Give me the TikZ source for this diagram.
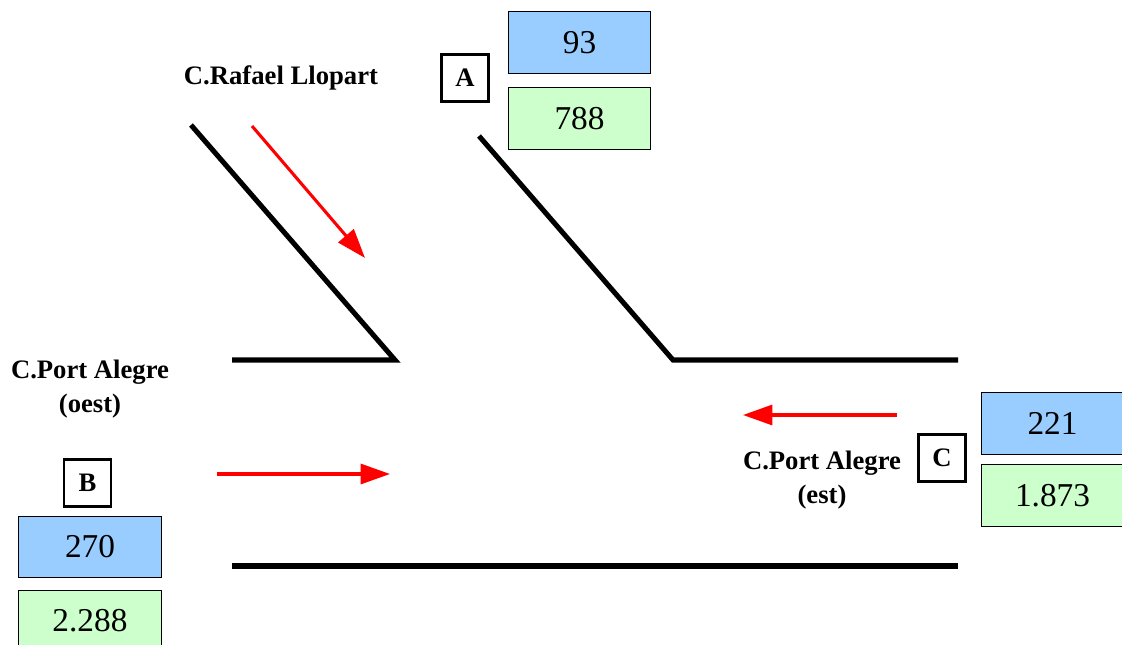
\documentclass[tikz,border=0pt]{standalone}
\usepackage{fontspec}
\setmainfont{Liberation Serif}
\usepackage{tikz}
\usetikzlibrary{positioning, arrows.meta}
\definecolor{cntblue}{HTML}{99CCFF}
\definecolor{cntgreen}{HTML}{CCFFCC}
\tikzset{
x=0.75pt, y=-0.75pt, % one unit is one pixel of the plan
road/.style={line width=3.8pt, line cap=butt}, % the kerb lines
flow/.style={red, line width=2.3pt, -{Triangle[length=22pt,width=15pt]}}, % traffic direction
tag/.style={draw, line width=1.8pt, minimum size=35pt, inner sep=0pt, font=\fontsize{20}{24}\bfseries\selectfont}, % A, B, C
count/.style={draw, line width=0.8pt, minimum width=107pt, minimum height=46pt, inner sep=0pt, font=\fontsize{25}{28}\selectfont}, % counts
light/.style={count, fill=cntblue}, % upper count
heavy/.style={count, fill=cntgreen}, % lower count
street/.style={align=center, font=\fontsize{20}{25}\bfseries\selectfont}, % street names
}

\begin{document}
\begin{tikzpicture}
            \useasboundingbox (0,0) rectangle (1122,645);

            % kerbs
            \coordinate (nwtop) at (191,125);
            \coordinate (nwcorner) at (395,360);
            \coordinate (nwend) at (232,360);
            \coordinate (netop) at (479,136);
            \coordinate (necorner) at (673,360);
            \coordinate (neend) at (958,360);
            \coordinate (swend) at (232,566);
            \coordinate (seend) at (958,566);
            \draw[road] (nwtop) -- (nwcorner) -- (nwend);
            \draw[road] (netop) -- (necorner) -- (neend);
            \draw[road] (swend) -- (seend);

            % street names
            \node[street] (rafael) at (281,78) {C.Rafael Llopart};
            \node[street] (oest) at (90,389) {C.Port Alegre\\(oest)};
            \node[street] (est) at (822,480) {C.Port Alegre\\(est)};

            % counting points
            \node[tag] (A) at (465,78) {A};
            \node[light] (Alight) at (579.5,42.5) {93};
            \node[heavy] (Aheavy) at (579.5,118.5) {788};
            \node[tag] (B) at (87.5,483) {B};
            \node[light] (Blight) at (90,547) {270};
            \node[heavy] (Bheavy) at (90,621) {2.288};
            \node[tag] (C) at (942,458) {C};
            \node[light] (Clight) at (1052.5,423.5) {221};
            \node[heavy] (Cheavy) at (1052.5,495.5) {1.873};

            % flows
            \coordinate (inA) at (252,126);
            \coordinate (outA) at (365,258);
            \coordinate (inB) at (217,474);
            \coordinate (outB) at (390,474);
            \coordinate (inC) at (897,415);
            \coordinate (outC) at (743,415);
            \draw[flow] (inA) -- (outA);
            \draw[flow] (inB) -- (outB);
            \draw[flow] (inC) -- (outC);
        \end{tikzpicture}
\end{document}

EXERCISE TASK: Restate the material word for word from its first line through the line containing "(Cheavy) at (1052.5,495.5)", both included; the pictures do not belong in it.

SOLUTION TO THE EXERCISE:
Give me the TikZ source for this diagram.
\documentclass[tikz,border=0pt]{standalone}
\usepackage{fontspec}
\setmainfont{Liberation Serif}
\usepackage{tikz}
\usetikzlibrary{positioning, arrows.meta}
\definecolor{cntblue}{HTML}{99CCFF}
\definecolor{cntgreen}{HTML}{CCFFCC}
\tikzset{
x=0.75pt, y=-0.75pt, % one unit is one pixel of the plan
road/.style={line width=3.8pt, line cap=butt}, % the kerb lines
flow/.style={red, line width=2.3pt, -{Triangle[length=22pt,width=15pt]}}, % traffic direction
tag/.style={draw, line width=1.8pt, minimum size=35pt, inner sep=0pt, font=\fontsize{20}{24}\bfseries\selectfont}, % A, B, C
count/.style={draw, line width=0.8pt, minimum width=107pt, minimum height=46pt, inner sep=0pt, font=\fontsize{25}{28}\selectfont}, % counts
light/.style={count, fill=cntblue}, % upper count
heavy/.style={count, fill=cntgreen}, % lower count
street/.style={align=center, font=\fontsize{20}{25}\bfseries\selectfont}, % street names
}

\begin{document}
\begin{tikzpicture}
            \useasboundingbox (0,0) rectangle (1122,645);

            % kerbs
            \coordinate (nwtop) at (191,125);
            \coordinate (nwcorner) at (395,360);
            \coordinate (nwend) at (232,360);
            \coordinate (netop) at (479,136);
            \coordinate (necorner) at (673,360);
            \coordinate (neend) at (958,360);
            \coordinate (swend) at (232,566);
            \coordinate (seend) at (958,566);
            \draw[road] (nwtop) -- (nwcorner) -- (nwend);
            \draw[road] (netop) -- (necorner) -- (neend);
            \draw[road] (swend) -- (seend);

            % street names
            \node[street] (rafael) at (281,78) {C.Rafael Llopart};
            \node[street] (oest) at (90,389) {C.Port Alegre\\(oest)};
            \node[street] (est) at (822,480) {C.Port Alegre\\(est)};

            % counting points
            \node[tag] (A) at (465,78) {A};
            \node[light] (Alight) at (579.5,42.5) {93};
            \node[heavy] (Aheavy) at (579.5,118.5) {788};
            \node[tag] (B) at (87.5,483) {B};
            \node[light] (Blight) at (90,547) {270};
            \node[heavy] (Bheavy) at (90,621) {2.288};
            \node[tag] (C) at (942,458) {C};
            \node[light] (Clight) at (1052.5,423.5) {221};
            \node[heavy] (Cheavy) at (1052.5,495.5) {1.873};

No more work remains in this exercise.